It seems to me like you have some leverage that you have with this company and
top management does not like this. I would be prepared for them to try to take
away this leverage by hiring to fill this skills gap, cross training, etc.

At the end of the day I think you did the right thing. You could have left
them in the lurch by giving them two weeks notice and walking, and even then
no one will hold that against you. At the end of the day I think any
reasonable party will realize you are being fair with them, as long as you
continue to deliver high quality work and remain transparent with them.

------
matt_the_bass
One thing to be aware of is that in some industries you are removed from your
position as soon as you announce your plans to quit. In the us 2 weeks is
typical.

I recently had an employee quit after 6+ years. Because we had a good
relationship, he gave me the heads up that he was looking to move on about 6
weeks before he formally gave us his notice.

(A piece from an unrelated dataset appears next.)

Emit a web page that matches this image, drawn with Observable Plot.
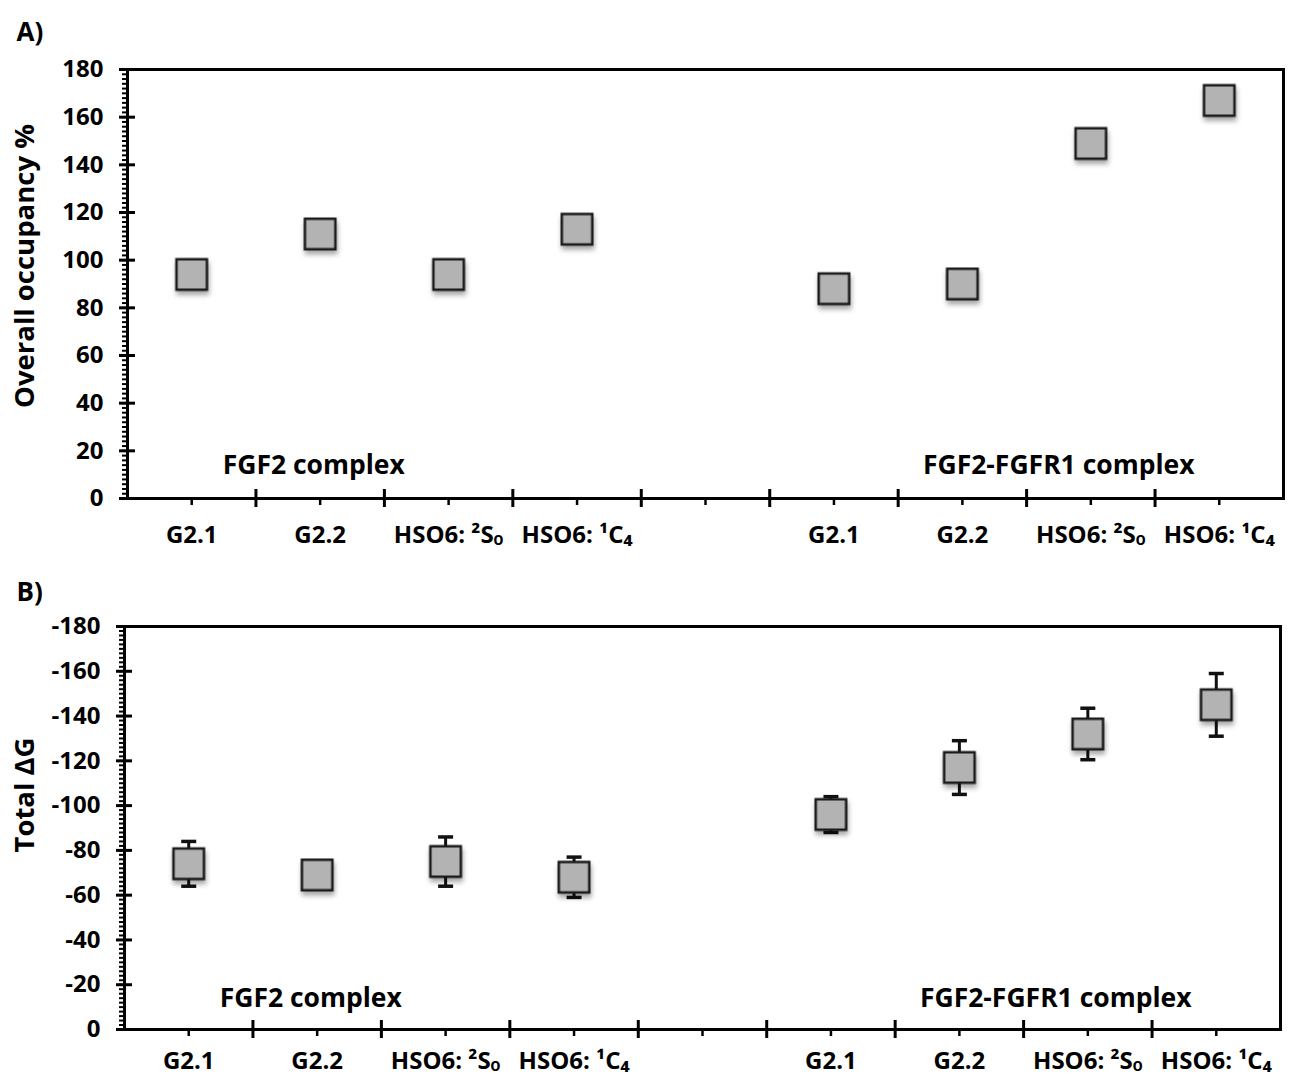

Note he still gave 100% during that time. He’s leaving on a good footing.

------
tarr11
Fault is not really the point that you should focus on. I'm sure you are
within your rights to leave in the time frame you've specified.

It's generally better for your career to leave on good terms. Otherwise, they
may not be willing to be a reference for you.

Also, it is a small world; you may run into these people in the future.

------
cgore
I think if two weeks notice is fine for quitting, a month is more than fine
for nearly any real change.